# SET EXERCISE
Extract the lines of the material below, beginning with the first and ending with the line that holds "YMIN, YMAX = 32000, 38000". Skip every picture.

[Code that draws figures]
**********
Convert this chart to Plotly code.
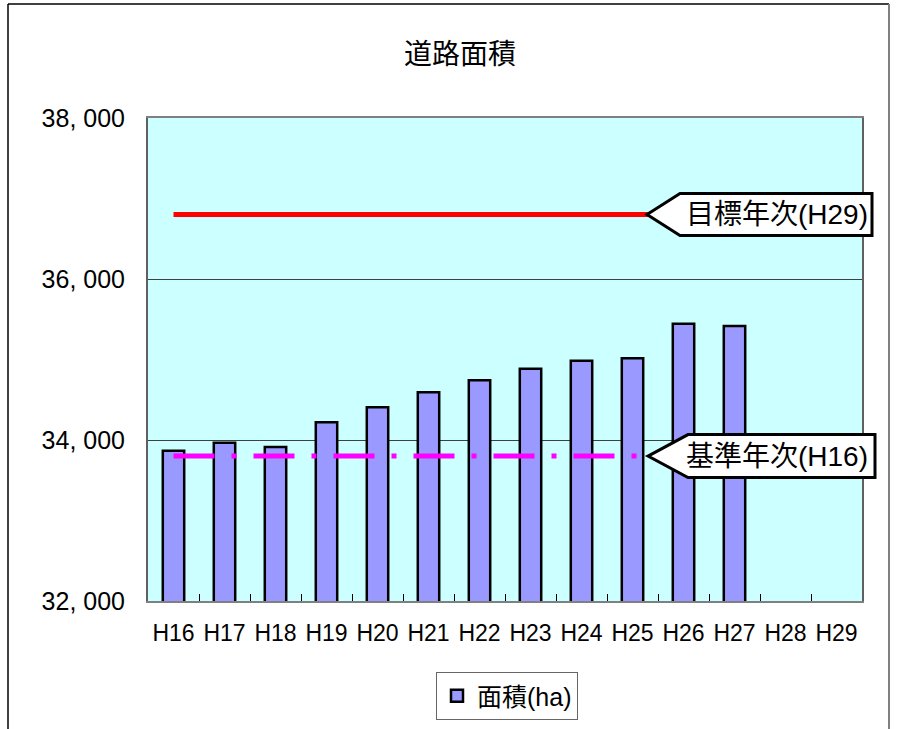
import plotly.graph_objects as go

# ---- data ----
years = ["H16", "H17", "H18", "H19", "H20", "H21", "H22",
         "H23", "H24", "H25", "H26", "H27", "H28", "H29"]
area = [33867, 33966, 33913, 34220, 34406, 34593, 34742,
        34886, 34985, 35015, 35445, 35416, None, None]
target_value = 36800   # 目標年次(H29)
base_value = 33800     # 基準年次(H16)
y_ticks = [32000, 34000, 36000, 38000]
y_tick_text = ["32, 000", "34, 000", "36, 000", "38, 000"]
series_name = "面積(ha)"
chart_title = "道路面積"
target_label = "目標年次(H29)"
base_label = "基準年次(H16)"

# ---- layout geometry (pixels) ----
W, H = 897, 729
L, R, T, B = 148, 35, 118, 128
PW, PH = W - L - R, H - T - B
YMIN, YMAX = 32000, 38000

FONT = "Liberation Sans, Noto Sans CJK JP, sans-serif"
CJK = "Noto Sans CJK JP, Liberation Sans, sans-serif"


def px_x(px):
    return (px - L) / PW


def px_y(py):
    return (H - B - py) / PH


def val_y(v, dy_px=0):
    return (v - YMIN) / (YMAX - YMIN) + dy_px / PH


fig = go.Figure()

fig.add_trace(go.Bar(
    x=years, y=area, name=series_name, width=0.42,
    marker=dict(color="#9999FF", line=dict(color="black", width=2.5)),
    showlegend=True,
))

fig.add_trace(go.Scatter(
    x=[years[0], years[-1]], y=[target_value, target_value], mode="lines",
    line=dict(color="#FF0000", width=5), showlegend=False, hoverinfo="skip",
))

fig.add_trace(go.Scatter(
    x=[years[0], years[-1]], y=[base_value, base_value], mode="lines",
    line=dict(color="#FF00FF", width=5, dash="41px,17px,5px,17px"),
    showlegend=False, hoverinfo="skip",
))


def callout(value, tip_px, corner_px, right_px, half_h):
    tx, cx, rx = px_x(tip_px), px_x(corner_px), px_x(right_px)
    ty = val_y(value)
    yt, yb = val_y(value, half_h), val_y(value, -half_h)
    path = (f"M{tx},{ty} L{cx},{yt} L{rx},{yt} L{rx},{yb} L{cx},{yb} Z")
    return dict(type="path", path=path, xref="paper", yref="paper",
                fillcolor="white", line=dict(color="black", width=3),
                layer="above")


shapes = [
    callout(target_value, 647, 680, 872, 21),
    callout(base_value, 648, 688, 875, 21.5),
    # outer chart frame
    dict(type="line", xref="paper", yref="paper", x0=px_x(8), x1=px_x(8),
         y0=px_y(4), y1=px_y(740), line=dict(color="black", width=1.5)),
    dict(type="line", xref="paper", yref="paper", x0=px_x(8), x1=px_x(889),
         y0=px_y(4), y1=px_y(4), line=dict(color="black", width=1.5)),
    dict(type="line", xref="paper", yref="paper", x0=px_x(889), x1=px_x(889),
         y0=px_y(4), y1=px_y(740), line=dict(color="#808080", width=2)),
]

annotations = [
    dict(text=chart_title, xref="paper", yref="paper", x=px_x(460), y=px_y(52),
         showarrow=False, font=dict(family=CJK, size=28, color="black"),
         xanchor="center", yanchor="middle"),
    dict(text=target_label, xref="paper", yref="paper", x=px_x(777),
         y=val_y(target_value), showarrow=False,
         font=dict(family=FONT, size=28, color="black"),
         xanchor="center", yanchor="middle"),
    dict(text=base_label, xref="paper", yref="paper", x=px_x(777),
         y=val_y(base_value), showarrow=False,
         font=dict(family=FONT, size=28, color="black"),
         xanchor="center", yanchor="middle"),
]

fig.update_layout(
    width=W, height=H,
    margin=dict(l=L, r=R, t=T, b=B, autoexpand=False),
    paper_bgcolor="white", plot_bgcolor="#CCFFFF",
    font=dict(family=FONT, color="black"),
    shapes=shapes, annotations=annotations,
    bargap=0.58,
    legend=dict(
        x=px_x(507), y=px_y(696), xanchor="center", yanchor="middle",
        bgcolor="white", bordercolor="#666666", borderwidth=1,
        font=dict(family=FONT, size=25, color="black"),
        itemwidth=30,
    ),
    xaxis=dict(
        type="category", categoryorder="array", categoryarray=years,
        range=[-0.5, len(years) - 0.5],
        showline=True, linecolor="#808080", linewidth=2, mirror=True,
        ticks="inside", tickson="boundaries", ticklen=7, tickcolor="black",
        tickwidth=1, showgrid=False, tickangle=0,
        tickfont=dict(family=FONT, size=23, color="black"),
        ticklabelstandoff=10,
    ),
    yaxis=dict(
        range=[YMIN, YMAX], tickvals=y_ticks, ticktext=y_tick_text,
        showline=True, linecolor="#606060", linewidth=2, mirror=True,
        ticks="inside", ticklen=7, tickcolor="#404040",
        showgrid=True, gridcolor="#404040", gridwidth=1, zeroline=False,
        tickfont=dict(family=FONT, size=25, color="black"),
        ticklabelstandoff=16,
    ),
)

fig.write_html("out.html")
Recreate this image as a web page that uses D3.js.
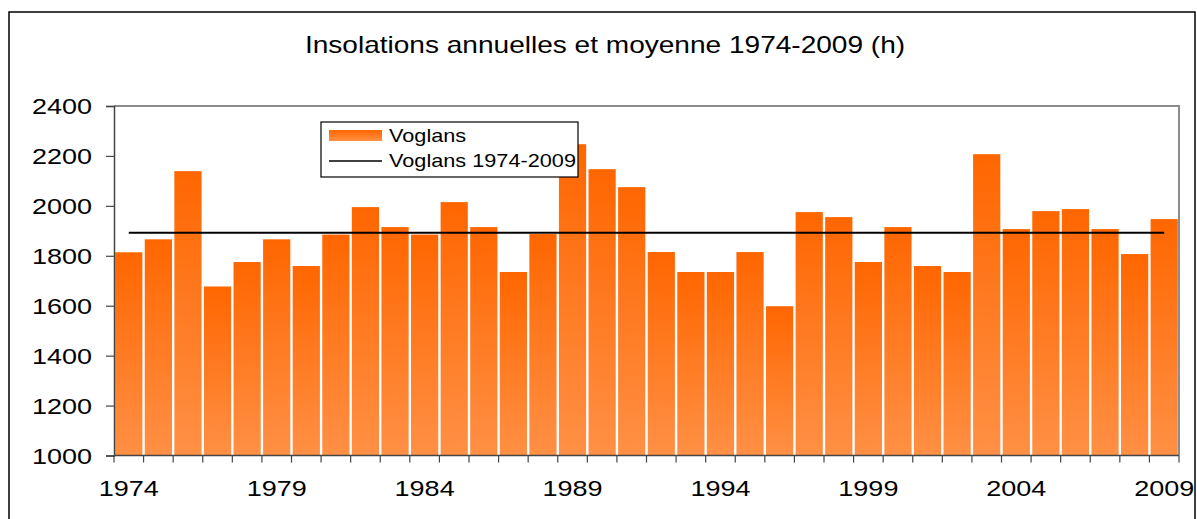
**********
# IN RESPONSE
Convert this chart to Plotly code.
import plotly.graph_objects as go

# ---- data ----
years = ["H16", "H17", "H18", "H19", "H20", "H21", "H22",
         "H23", "H24", "H25", "H26", "H27", "H28", "H29"]
area = [33867, 33966, 33913, 34220, 34406, 34593, 34742,
        34886, 34985, 35015, 35445, 35416, None, None]
target_value = 36800   # 目標年次(H29)
base_value = 33800     # 基準年次(H16)
y_ticks = [32000, 34000, 36000, 38000]
y_tick_text = ["32, 000", "34, 000", "36, 000", "38, 000"]
series_name = "面積(ha)"
chart_title = "道路面積"
target_label = "目標年次(H29)"
base_label = "基準年次(H16)"

# ---- layout geometry (pixels) ----
W, H = 897, 729
L, R, T, B = 148, 35, 118, 128
PW, PH = W - L - R, H - T - B
YMIN, YMAX = 32000, 38000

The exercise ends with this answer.